§ YOUR OBJECTIVE
Can you copy out the data exactly? Leave the images out.
-- BEGIN GIVEN INFORMATION --
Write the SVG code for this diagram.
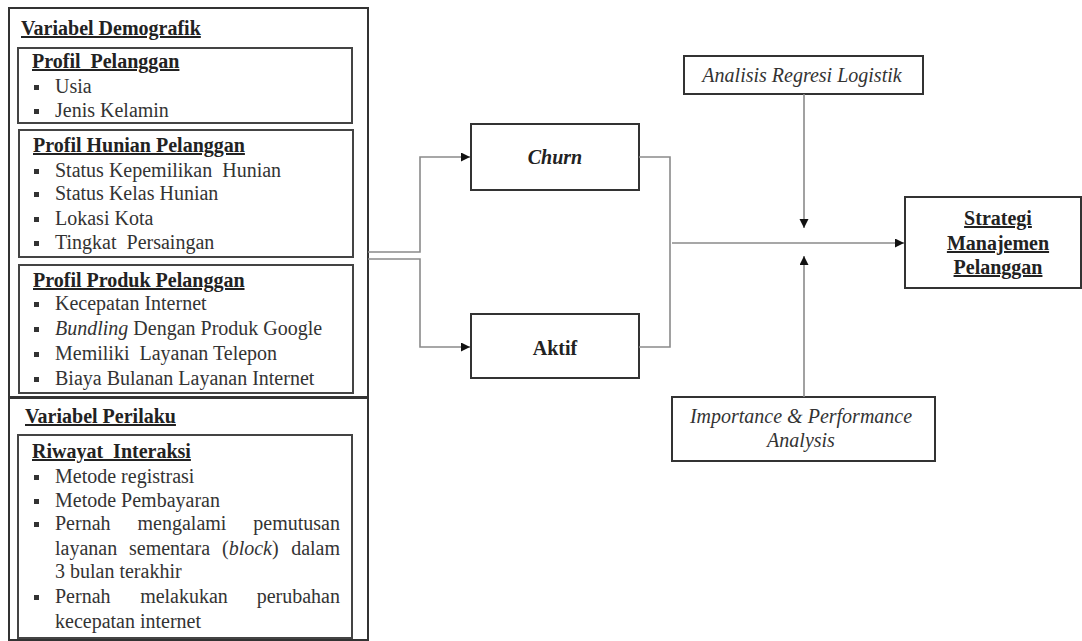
<svg xmlns="http://www.w3.org/2000/svg" width="1082" height="641" viewBox="0 0 1082 641">
<style>
text{font-family:"Liberation Serif","Times New Roman",serif;font-size:20px;fill:#333;white-space:pre}
.h{font-weight:bold;text-decoration:underline;fill:#222}
.bx{fill:#fff;stroke:#333;stroke-width:2}
.ib{fill:none;stroke:#444;stroke-width:2}
.b{fill:#333}
.c{fill:none;stroke:#8a8a8a;stroke-width:1.6}
.i{font-style:italic}
.m{text-anchor:middle}
.e{text-anchor:end}
</style>
<defs>
<marker id="ah" markerUnits="userSpaceOnUse" markerWidth="10" markerHeight="10" refX="9" refY="4.5" orient="auto">
<path d="M0,0 L9,4.5 L0,9 z" fill="#111"/>
</marker>
</defs>
<rect width="1082" height="641" fill="#fff"/>

<g id="demografik">
<rect class="bx" x="9" y="8" width="359" height="389"/>
<text class="h" x="21" y="35">Variabel Demografik</text>
</g>

<g id="profil-pelanggan">
<rect class="ib" x="18" y="48" width="334" height="75"/>
<text class="h" x="32" y="68" xml:space="preserve">Profil  Pelanggan</text>
<rect class="b" x="34" y="85" width="5" height="5"/><text x="55" y="93">Usia</text>
<rect class="b" x="34" y="109" width="5" height="5"/><text x="55" y="117">Jenis Kelamin</text>
</g>

<g id="profil-hunian">
<rect class="ib" x="19" y="130" width="334" height="127"/>
<text class="h" x="33" y="152">Profil Hunian Pelanggan</text>
<rect class="b" x="34" y="169" width="5" height="5"/><text x="55" y="177" xml:space="preserve">Status Kepemilikan  Hunian</text>
<rect class="b" x="34" y="192" width="5" height="5"/><text x="55" y="200">Status Kelas Hunian</text>
<rect class="b" x="34" y="217" width="5" height="5"/><text x="55" y="225">Lokasi Kota</text>
<rect class="b" x="34" y="241" width="5" height="5"/><text x="55" y="249" xml:space="preserve">Tingkat  Persaingan</text>
</g>

<g id="profil-produk">
<rect class="ib" x="19" y="265" width="334" height="128"/>
<text class="h" x="33" y="287">Profil Produk Pelanggan</text>
<rect class="b" x="34" y="302" width="5" height="5"/><text x="55" y="310">Kecepatan Internet</text>
<rect class="b" x="34" y="327" width="5" height="5"/><text x="55" y="335"><tspan class="i">Bundling</tspan> Dengan Produk Google</text>
<rect class="b" x="34" y="352" width="5" height="5"/><text x="55" y="360" xml:space="preserve">Memiliki  Layanan Telepon</text>
<rect class="b" x="34" y="377" width="5" height="5"/><text x="55" y="385">Biaya Bulanan Layanan Internet</text>
</g>

<g id="perilaku">
<rect class="bx" x="9" y="398" width="359" height="242"/>
<text class="h" x="25" y="423">Variabel Perilaku</text>
</g>

<g id="riwayat-interaksi">
<rect class="ib" x="18" y="435" width="334" height="203"/>
<text class="h" x="32" y="458" xml:space="preserve">Riwayat  Interaksi</text>
<rect class="b" x="34" y="475" width="5" height="5"/><text x="55" y="483">Metode registrasi</text>
<rect class="b" x="34" y="499" width="5" height="5"/><text x="55" y="507">Metode Pembayaran</text>
<rect class="b" x="34" y="522" width="5" height="5"/>
<text x="55" y="530">Pernah</text><text class="m" x="182" y="530">mengalami</text><text class="e" x="340" y="530">pemutusan</text>
<text x="55" y="555">layanan</text><text x="129" y="555">sementara</text><text x="222" y="555">(<tspan class="i">block</tspan>)</text><text class="e" x="340" y="555">dalam</text>
<text x="55" y="578">3 bulan terakhir</text>
<rect class="b" x="34" y="595" width="5" height="5"/>
<text x="55" y="603">Pernah</text><text class="m" x="184" y="603">melakukan</text><text class="e" x="340" y="603">perubahan</text>
<text x="55" y="628">kecepatan internet</text>
</g>

<g id="churn">
<rect class="bx" x="471" y="124" width="168" height="66"/>
<text class="m i" x="555" y="164" style="font-weight:bold;fill:#222">Churn</text>
</g>

<g id="aktif">
<rect class="bx" x="471" y="314" width="168" height="64"/>
<text class="m" x="555" y="355" style="font-weight:bold;fill:#222">Aktif</text>
</g>

<g id="analisis-regresi">
<rect class="bx" x="684" y="56" width="239" height="38"/>
<text class="m i" x="802" y="82">Analisis Regresi Logistik</text>
</g>

<g id="ipa">
<rect class="bx" x="672" y="397" width="263" height="64"/>
<text class="m i" x="801" y="423">Importance &amp; Performance</text>
<text class="m i" x="801" y="447">Analysis</text>
</g>

<g id="strategi">
<rect class="bx" x="905" y="197" width="176" height="91"/>
<text class="h m" x="998" y="225">Strategi</text>
<text class="h m" x="998" y="250">Manajemen</text>
<text class="h m" x="998" y="274">Pelanggan</text>
</g>

<g id="connectors">
<path class="c" d="M368,252 H420 V157 H470" marker-end="url(#ah)"/>
<path class="c" d="M368,259 H420 V347 H470" marker-end="url(#ah)"/>
<path class="c" d="M639,157 H670 V347 H639"/>
<path class="c" d="M672,243 H904" marker-end="url(#ah)"/>
<path class="c" d="M804,94 V228" marker-end="url(#ah)"/>
<path class="c" d="M804,397 V256" marker-end="url(#ah)"/>
</g>
</svg>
-- END GIVEN INFORMATION --
§ WRITTEN SOLUTION
Write the SVG code for this diagram.
<svg xmlns="http://www.w3.org/2000/svg" width="1082" height="641" viewBox="0 0 1082 641">
<style>
text{font-family:"Liberation Serif","Times New Roman",serif;font-size:20px;fill:#333;white-space:pre}
.h{font-weight:bold;text-decoration:underline;fill:#222}
.bx{fill:#fff;stroke:#333;stroke-width:2}
.ib{fill:none;stroke:#444;stroke-width:2}
.b{fill:#333}
.c{fill:none;stroke:#8a8a8a;stroke-width:1.6}
.i{font-style:italic}
.m{text-anchor:middle}
.e{text-anchor:end}
</style>
<defs>
<marker id="ah" markerUnits="userSpaceOnUse" markerWidth="10" markerHeight="10" refX="9" refY="4.5" orient="auto">
<path d="M0,0 L9,4.5 L0,9 z" fill="#111"/>
</marker>
</defs>
<rect width="1082" height="641" fill="#fff"/>

<g id="demografik">
<rect class="bx" x="9" y="8" width="359" height="389"/>
<text class="h" x="21" y="35">Variabel Demografik</text>
</g>

<g id="profil-pelanggan">
<rect class="ib" x="18" y="48" width="334" height="75"/>
<text class="h" x="32" y="68" xml:space="preserve">Profil  Pelanggan</text>
<rect class="b" x="34" y="85" width="5" height="5"/><text x="55" y="93">Usia</text>
<rect class="b" x="34" y="109" width="5" height="5"/><text x="55" y="117">Jenis Kelamin</text>
</g>

<g id="profil-hunian">
<rect class="ib" x="19" y="130" width="334" height="127"/>
<text class="h" x="33" y="152">Profil Hunian Pelanggan</text>
<rect class="b" x="34" y="169" width="5" height="5"/><text x="55" y="177" xml:space="preserve">Status Kepemilikan  Hunian</text>
<rect class="b" x="34" y="192" width="5" height="5"/><text x="55" y="200">Status Kelas Hunian</text>
<rect class="b" x="34" y="217" width="5" height="5"/><text x="55" y="225">Lokasi Kota</text>
<rect class="b" x="34" y="241" width="5" height="5"/><text x="55" y="249" xml:space="preserve">Tingkat  Persaingan</text>
</g>

<g id="profil-produk">
<rect class="ib" x="19" y="265" width="334" height="128"/>
<text class="h" x="33" y="287">Profil Produk Pelanggan</text>
<rect class="b" x="34" y="302" width="5" height="5"/><text x="55" y="310">Kecepatan Internet</text>
<rect class="b" x="34" y="327" width="5" height="5"/><text x="55" y="335"><tspan class="i">Bundling</tspan> Dengan Produk Google</text>
<rect class="b" x="34" y="352" width="5" height="5"/><text x="55" y="360" xml:space="preserve">Memiliki  Layanan Telepon</text>
<rect class="b" x="34" y="377" width="5" height="5"/><text x="55" y="385">Biaya Bulanan Layanan Internet</text>
</g>

<g id="perilaku">
<rect class="bx" x="9" y="398" width="359" height="242"/>
<text class="h" x="25" y="423">Variabel Perilaku</text>
</g>

<g id="riwayat-interaksi">
<rect class="ib" x="18" y="435" width="334" height="203"/>
<text class="h" x="32" y="458" xml:space="preserve">Riwayat  Interaksi</text>
<rect class="b" x="34" y="475" width="5" height="5"/><text x="55" y="483">Metode registrasi</text>
<rect class="b" x="34" y="499" width="5" height="5"/><text x="55" y="507">Metode Pembayaran</text>
<rect class="b" x="34" y="522" width="5" height="5"/>
<text x="55" y="530">Pernah</text><text class="m" x="182" y="530">mengalami</text><text class="e" x="340" y="530">pemutusan</text>
<text x="55" y="555">layanan</text><text x="129" y="555">sementara</text><text x="222" y="555">(<tspan class="i">block</tspan>)</text><text class="e" x="340" y="555">dalam</text>
<text x="55" y="578">3 bulan terakhir</text>
<rect class="b" x="34" y="595" width="5" height="5"/>
<text x="55" y="603">Pernah</text><text class="m" x="184" y="603">melakukan</text><text class="e" x="340" y="603">perubahan</text>
<text x="55" y="628">kecepatan internet</text>
</g>

<g id="churn">
<rect class="bx" x="471" y="124" width="168" height="66"/>
<text class="m i" x="555" y="164" style="font-weight:bold;fill:#222">Churn</text>
</g>

<g id="aktif">
<rect class="bx" x="471" y="314" width="168" height="64"/>
<text class="m" x="555" y="355" style="font-weight:bold;fill:#222">Aktif</text>
</g>

<g id="analisis-regresi">
<rect class="bx" x="684" y="56" width="239" height="38"/>
<text class="m i" x="802" y="82">Analisis Regresi Logistik</text>
</g>

<g id="ipa">
<rect class="bx" x="672" y="397" width="263" height="64"/>
<text class="m i" x="801" y="423">Importance &amp; Performance</text>
<text class="m i" x="801" y="447">Analysis</text>
</g>

<g id="strategi">
<rect class="bx" x="905" y="197" width="176" height="91"/>
<text class="h m" x="998" y="225">Strategi</text>
<text class="h m" x="998" y="250">Manajemen</text>
<text class="h m" x="998" y="274">Pelanggan</text>
</g>

<g id="connectors">
<path class="c" d="M368,252 H420 V157 H470" marker-end="url(#ah)"/>
<path class="c" d="M368,259 H420 V347 H470" marker-end="url(#ah)"/>
<path class="c" d="M639,157 H670 V347 H639"/>
<path class="c" d="M672,243 H904" marker-end="url(#ah)"/>
<path class="c" d="M804,94 V228" marker-end="url(#ah)"/>
<path class="c" d="M804,397 V256" marker-end="url(#ah)"/>
</g>
</svg>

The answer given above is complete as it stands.